Mimaki says highly automated microfactories enabling on-demand, on-location production – and using technology such as Mimaki's latest sublimation printer the TS100-1600 - are helping to create a “green revolution” in fashion.
|Microfactories are now enabling on-demand, on-location production|
“Along with reducing unnecessary waste through on-demand production, microfactories have a smaller ecological footprint than traditional garment production and require no water use during the production process, making it not only a faster solution, but a greener one too,” says Mark Sollman, product manager EMEA at Mimaki Europe.
| 'Faster and greener':
Mark Sollman, Mimaki Europe
Last year’s FESPA show saw Mimaki team up with fashion designer Carolina Guzman to bring her designs to life in real time, setting up a working microfactory on-site to take the designs from screen to garment within a day.
“Guzman’s designs were created using Mimaki’s TS100-1600 Sublimation Printer, before being transferred to textile, digitally cut and finally pieced together," Sollman said. "Devised with a string of ethical and environmental objectives threaded throughout, the microfactory also exclusively utilised eco-friendly Greentex fabric, and any remaining material was donated to Sheltersuit: a wind- and waterproof coat that can be transformed into a sleeping bag, which is provided free of charge to homeless people and refugees.
“Through working with a number of strategic partners – including transfer printing expert, Klieverik; paper solutions specialist, Neenah Coldenhove; and digital cutting equipment provider, Summa – Mimaki was able to produce a collection of unique, high-quality garments live on the stand during the tradeshow, demonstrating to visitors from more than 100 countries some of the key reasons that microfactories seem set to change the future of fashion."
Globally, the fashion industry is now estimated to account for around 10% of greenhouse gas emissions and 20% of wastewater.
|Mimaki's latest sublimation printer, the TS100-1600|
“Where traditionally, apparel manufacturing has centred on a production chain model of sourcing materials and producing garments in bulk, microfactories are now enabling on-demand, on-location production, making it possible to create everything from unique, one-off pieces and samples right through to entire product lines,” said Sollman. “This means greater flexibility and customisation, enabling designers to modify or update designs and respond to market trends as they occur.

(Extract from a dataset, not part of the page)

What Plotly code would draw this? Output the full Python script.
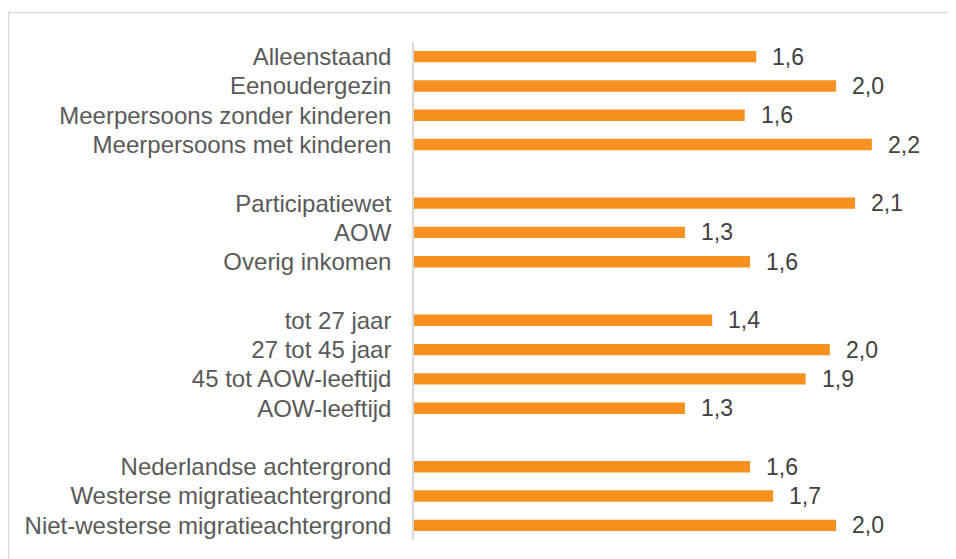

“The microfactory setup brings production in-house and on-demand, minimising the cost of not only storing stock, but also of shipping it and responsibly disposing of unsold items. Where recent geopolitical events have highlighted the fragility of global supply chains, microfactories offer a unique independence from these systems, empowering garment manufacturers to future-proof their businesses, become less reliant on external systems and suppliers, and reduce the risk of disruptions.
“Facilitating savings in a whole line of resources, from physical storage and production space to time and energy, microfactories ultimately have the potential to significantly increase profitability for garment manufacturers, with the additional benefit of being easily scalable as production increases. Perhaps even more compelling, however, are the environmental considerations. Demonstrated on a small scale through Mimaki’s recent project, the environmental benefits inherent to microfactory production will have an even greater impact as it becomes more prolific and commonplace throughout the fashion world, with the potential to effect meaningful environmental change as adoption increases in the years to come.”